REQUIRED TASK
Exactly the lines from the line holding "Write a Python" to the line holding "import pandas as pd", both lines included, are to be echoed; pictures are not.

PROVIDED DATA
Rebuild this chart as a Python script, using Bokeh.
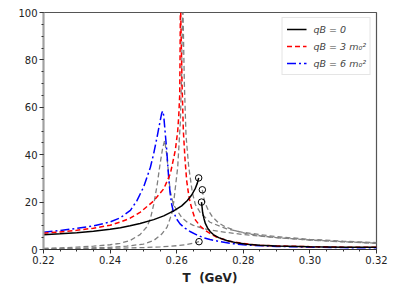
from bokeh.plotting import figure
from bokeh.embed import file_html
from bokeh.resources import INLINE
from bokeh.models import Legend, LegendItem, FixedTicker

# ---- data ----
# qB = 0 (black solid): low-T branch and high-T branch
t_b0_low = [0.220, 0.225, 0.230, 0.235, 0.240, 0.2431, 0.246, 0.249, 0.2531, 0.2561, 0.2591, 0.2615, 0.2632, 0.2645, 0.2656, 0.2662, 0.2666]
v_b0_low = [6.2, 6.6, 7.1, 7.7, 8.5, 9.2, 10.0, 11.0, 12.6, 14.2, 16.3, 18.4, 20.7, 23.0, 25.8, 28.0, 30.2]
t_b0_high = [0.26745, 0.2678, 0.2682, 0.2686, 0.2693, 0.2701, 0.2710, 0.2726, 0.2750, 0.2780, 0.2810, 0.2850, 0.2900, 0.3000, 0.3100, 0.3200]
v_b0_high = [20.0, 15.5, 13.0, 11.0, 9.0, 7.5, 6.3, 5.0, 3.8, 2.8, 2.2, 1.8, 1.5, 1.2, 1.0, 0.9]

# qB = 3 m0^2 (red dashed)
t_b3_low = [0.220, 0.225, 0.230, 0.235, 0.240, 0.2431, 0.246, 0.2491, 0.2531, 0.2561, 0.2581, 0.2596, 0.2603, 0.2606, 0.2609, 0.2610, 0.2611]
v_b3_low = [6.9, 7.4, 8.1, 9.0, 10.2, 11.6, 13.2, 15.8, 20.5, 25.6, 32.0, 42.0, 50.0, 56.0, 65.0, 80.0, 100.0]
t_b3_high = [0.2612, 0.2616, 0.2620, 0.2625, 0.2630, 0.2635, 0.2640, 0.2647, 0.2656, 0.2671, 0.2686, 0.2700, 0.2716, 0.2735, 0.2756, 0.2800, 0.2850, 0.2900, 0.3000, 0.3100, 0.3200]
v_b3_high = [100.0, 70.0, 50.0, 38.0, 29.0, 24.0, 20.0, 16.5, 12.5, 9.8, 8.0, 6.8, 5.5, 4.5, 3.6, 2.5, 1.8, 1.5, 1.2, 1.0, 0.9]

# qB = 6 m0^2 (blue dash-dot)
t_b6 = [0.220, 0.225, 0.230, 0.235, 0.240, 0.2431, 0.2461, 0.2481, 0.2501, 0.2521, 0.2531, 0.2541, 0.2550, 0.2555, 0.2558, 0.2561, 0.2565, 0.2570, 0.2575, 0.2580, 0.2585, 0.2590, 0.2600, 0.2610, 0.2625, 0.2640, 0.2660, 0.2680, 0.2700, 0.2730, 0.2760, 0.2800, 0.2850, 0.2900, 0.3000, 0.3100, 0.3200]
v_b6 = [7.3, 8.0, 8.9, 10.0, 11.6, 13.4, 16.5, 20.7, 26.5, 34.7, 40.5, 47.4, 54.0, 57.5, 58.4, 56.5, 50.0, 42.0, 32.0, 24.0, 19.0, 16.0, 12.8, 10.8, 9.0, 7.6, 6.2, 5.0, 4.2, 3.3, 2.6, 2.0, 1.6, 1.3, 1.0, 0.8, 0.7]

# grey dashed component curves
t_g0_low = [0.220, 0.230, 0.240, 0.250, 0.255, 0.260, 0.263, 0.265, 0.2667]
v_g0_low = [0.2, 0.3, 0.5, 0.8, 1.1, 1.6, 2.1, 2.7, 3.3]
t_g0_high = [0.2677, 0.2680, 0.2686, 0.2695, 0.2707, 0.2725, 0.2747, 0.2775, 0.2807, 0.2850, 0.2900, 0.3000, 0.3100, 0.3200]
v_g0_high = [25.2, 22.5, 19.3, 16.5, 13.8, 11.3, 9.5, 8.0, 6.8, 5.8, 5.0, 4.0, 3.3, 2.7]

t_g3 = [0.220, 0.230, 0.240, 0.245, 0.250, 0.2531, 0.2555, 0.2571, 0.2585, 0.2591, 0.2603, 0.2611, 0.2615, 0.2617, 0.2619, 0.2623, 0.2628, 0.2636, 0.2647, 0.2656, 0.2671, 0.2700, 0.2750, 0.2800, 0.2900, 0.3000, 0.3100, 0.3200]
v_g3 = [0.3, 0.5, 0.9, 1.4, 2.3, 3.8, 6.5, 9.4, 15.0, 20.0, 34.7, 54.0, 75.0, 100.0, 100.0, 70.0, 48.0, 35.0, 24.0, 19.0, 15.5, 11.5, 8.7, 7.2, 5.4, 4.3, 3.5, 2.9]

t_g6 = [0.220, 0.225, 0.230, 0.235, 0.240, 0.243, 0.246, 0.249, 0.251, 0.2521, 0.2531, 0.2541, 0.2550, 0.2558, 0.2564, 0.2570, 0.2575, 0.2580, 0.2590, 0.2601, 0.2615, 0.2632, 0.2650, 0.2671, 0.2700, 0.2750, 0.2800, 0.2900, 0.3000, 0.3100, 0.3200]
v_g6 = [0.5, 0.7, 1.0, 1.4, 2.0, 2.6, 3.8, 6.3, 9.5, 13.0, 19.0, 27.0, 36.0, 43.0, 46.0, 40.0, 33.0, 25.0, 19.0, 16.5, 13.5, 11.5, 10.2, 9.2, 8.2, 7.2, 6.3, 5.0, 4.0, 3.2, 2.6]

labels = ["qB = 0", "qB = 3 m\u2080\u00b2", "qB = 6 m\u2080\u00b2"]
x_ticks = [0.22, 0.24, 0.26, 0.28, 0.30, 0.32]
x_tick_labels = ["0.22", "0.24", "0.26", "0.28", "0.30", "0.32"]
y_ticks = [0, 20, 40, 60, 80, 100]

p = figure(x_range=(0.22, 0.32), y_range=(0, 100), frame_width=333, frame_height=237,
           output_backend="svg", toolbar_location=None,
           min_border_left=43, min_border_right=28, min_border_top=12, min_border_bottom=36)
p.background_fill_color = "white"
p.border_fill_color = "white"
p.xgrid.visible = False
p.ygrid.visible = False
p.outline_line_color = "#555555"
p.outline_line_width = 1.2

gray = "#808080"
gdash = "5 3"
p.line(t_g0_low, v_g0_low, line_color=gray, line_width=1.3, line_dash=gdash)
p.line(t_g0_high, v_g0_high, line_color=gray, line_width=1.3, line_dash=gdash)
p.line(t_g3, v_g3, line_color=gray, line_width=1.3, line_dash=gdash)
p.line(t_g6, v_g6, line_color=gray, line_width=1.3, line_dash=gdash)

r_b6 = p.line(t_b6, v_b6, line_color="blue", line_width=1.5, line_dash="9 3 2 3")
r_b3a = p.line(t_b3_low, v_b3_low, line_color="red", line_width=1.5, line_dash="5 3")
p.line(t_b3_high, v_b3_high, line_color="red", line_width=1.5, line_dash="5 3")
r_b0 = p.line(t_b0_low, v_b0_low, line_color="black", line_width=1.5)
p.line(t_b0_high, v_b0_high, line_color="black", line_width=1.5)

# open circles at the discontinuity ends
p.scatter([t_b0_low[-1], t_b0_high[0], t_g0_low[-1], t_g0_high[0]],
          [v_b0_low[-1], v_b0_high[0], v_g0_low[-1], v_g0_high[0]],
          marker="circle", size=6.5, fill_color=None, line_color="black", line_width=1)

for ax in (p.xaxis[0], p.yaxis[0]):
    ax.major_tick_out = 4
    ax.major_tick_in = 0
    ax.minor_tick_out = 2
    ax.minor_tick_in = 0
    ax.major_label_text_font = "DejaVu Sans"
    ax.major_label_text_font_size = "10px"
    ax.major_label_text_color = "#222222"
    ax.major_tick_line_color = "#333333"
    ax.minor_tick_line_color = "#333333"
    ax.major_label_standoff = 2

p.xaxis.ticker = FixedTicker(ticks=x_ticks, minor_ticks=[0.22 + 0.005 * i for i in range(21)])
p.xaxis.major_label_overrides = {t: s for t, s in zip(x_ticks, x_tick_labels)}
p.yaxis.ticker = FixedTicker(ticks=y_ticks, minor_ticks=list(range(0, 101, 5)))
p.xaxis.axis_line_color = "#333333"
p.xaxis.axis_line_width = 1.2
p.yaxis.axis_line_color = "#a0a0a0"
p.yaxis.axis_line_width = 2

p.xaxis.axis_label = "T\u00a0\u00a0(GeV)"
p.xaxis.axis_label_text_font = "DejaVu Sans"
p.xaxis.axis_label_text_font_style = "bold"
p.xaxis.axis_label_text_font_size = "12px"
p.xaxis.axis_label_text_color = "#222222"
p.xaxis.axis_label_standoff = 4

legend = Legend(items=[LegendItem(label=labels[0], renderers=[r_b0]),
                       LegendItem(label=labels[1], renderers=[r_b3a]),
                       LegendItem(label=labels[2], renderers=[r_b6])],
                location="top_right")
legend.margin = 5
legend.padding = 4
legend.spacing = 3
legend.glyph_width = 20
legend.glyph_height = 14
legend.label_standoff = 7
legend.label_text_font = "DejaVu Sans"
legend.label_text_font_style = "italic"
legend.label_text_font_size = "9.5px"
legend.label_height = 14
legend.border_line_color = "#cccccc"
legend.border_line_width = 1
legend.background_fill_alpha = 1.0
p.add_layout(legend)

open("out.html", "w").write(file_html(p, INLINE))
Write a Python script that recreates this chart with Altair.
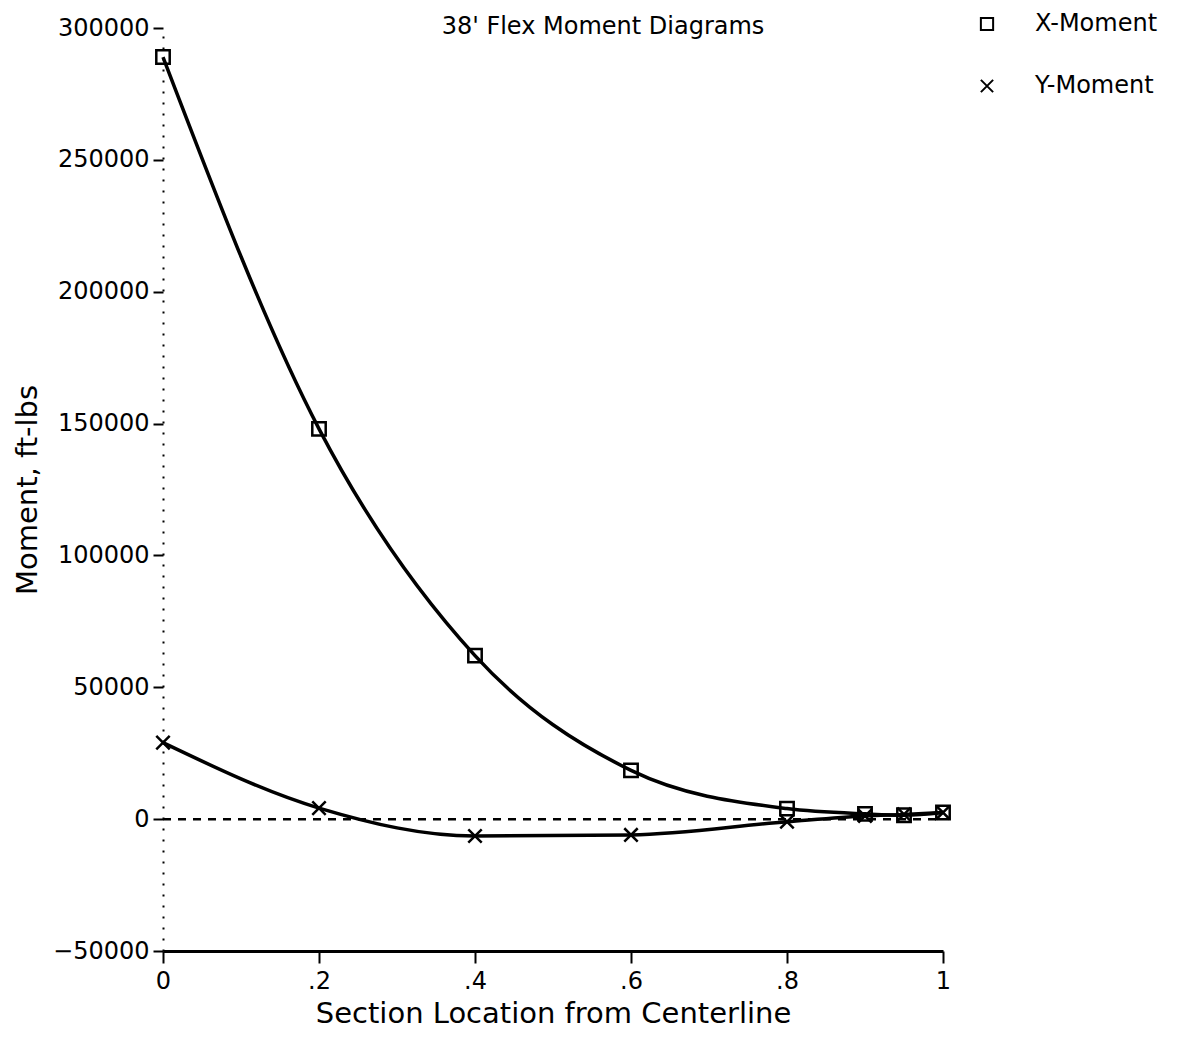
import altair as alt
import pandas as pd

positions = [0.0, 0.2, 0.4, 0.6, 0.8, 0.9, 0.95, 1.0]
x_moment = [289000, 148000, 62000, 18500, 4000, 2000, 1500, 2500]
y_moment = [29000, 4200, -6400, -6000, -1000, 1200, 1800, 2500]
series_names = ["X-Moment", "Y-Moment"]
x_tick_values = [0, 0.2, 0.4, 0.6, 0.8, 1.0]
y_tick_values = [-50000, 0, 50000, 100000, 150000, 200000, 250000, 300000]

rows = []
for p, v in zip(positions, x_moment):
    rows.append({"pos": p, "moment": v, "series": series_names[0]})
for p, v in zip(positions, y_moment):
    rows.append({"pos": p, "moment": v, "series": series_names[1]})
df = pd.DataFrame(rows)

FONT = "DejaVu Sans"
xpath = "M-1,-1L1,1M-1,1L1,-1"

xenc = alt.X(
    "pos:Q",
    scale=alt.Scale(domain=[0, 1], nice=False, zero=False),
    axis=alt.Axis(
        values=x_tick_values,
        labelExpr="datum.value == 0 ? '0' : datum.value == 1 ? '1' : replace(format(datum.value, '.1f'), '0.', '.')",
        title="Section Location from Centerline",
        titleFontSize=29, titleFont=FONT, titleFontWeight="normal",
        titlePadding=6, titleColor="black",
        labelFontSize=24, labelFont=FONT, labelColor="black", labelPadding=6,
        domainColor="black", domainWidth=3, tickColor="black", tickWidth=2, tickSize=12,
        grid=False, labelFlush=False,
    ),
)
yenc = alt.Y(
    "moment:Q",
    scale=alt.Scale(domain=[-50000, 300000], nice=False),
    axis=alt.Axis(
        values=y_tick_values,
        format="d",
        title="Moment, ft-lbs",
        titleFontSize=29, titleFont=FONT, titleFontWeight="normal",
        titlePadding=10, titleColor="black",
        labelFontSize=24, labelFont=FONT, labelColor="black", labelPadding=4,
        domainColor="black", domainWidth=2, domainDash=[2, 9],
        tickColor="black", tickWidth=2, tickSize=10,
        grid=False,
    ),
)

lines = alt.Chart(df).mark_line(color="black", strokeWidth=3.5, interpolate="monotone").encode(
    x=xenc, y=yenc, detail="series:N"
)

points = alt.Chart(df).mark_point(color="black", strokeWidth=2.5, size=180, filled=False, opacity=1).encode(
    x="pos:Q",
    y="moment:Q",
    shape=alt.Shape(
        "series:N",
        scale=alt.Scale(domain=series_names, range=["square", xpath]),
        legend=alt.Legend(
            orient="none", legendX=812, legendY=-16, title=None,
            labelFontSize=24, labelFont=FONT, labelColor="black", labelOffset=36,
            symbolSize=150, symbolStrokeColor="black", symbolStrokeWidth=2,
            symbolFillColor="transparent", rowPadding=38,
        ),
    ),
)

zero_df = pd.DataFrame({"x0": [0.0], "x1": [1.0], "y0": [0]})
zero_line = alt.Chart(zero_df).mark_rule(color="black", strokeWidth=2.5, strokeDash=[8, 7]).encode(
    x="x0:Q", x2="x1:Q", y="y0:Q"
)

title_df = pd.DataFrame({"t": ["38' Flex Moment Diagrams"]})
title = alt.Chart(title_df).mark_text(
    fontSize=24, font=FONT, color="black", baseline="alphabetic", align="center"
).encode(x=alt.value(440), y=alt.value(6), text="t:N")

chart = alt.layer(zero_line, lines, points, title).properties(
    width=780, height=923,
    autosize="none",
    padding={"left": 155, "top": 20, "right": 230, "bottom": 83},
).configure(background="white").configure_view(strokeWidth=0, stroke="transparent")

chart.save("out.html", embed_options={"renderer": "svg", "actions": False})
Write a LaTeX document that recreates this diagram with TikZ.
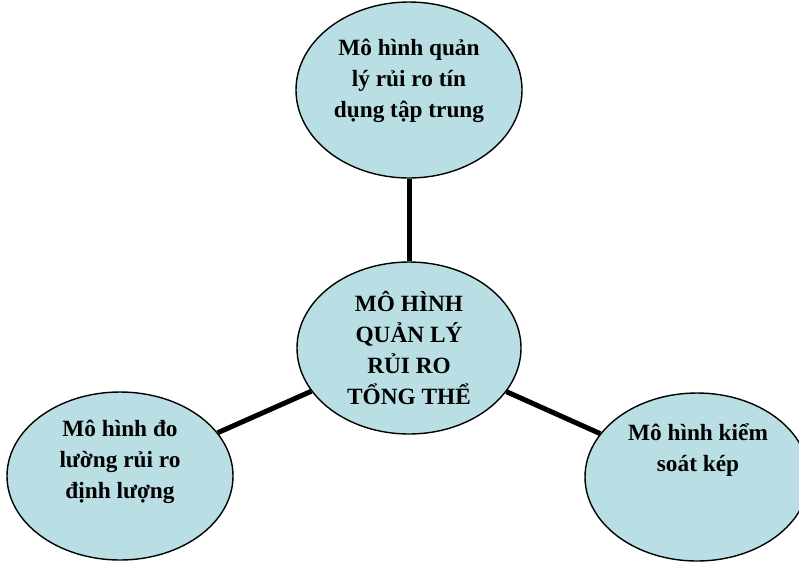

RESPONSE FOR THIS EXERCISE
Write a Python script that recreates this chart with Altair.
import altair as alt
import pandas as pd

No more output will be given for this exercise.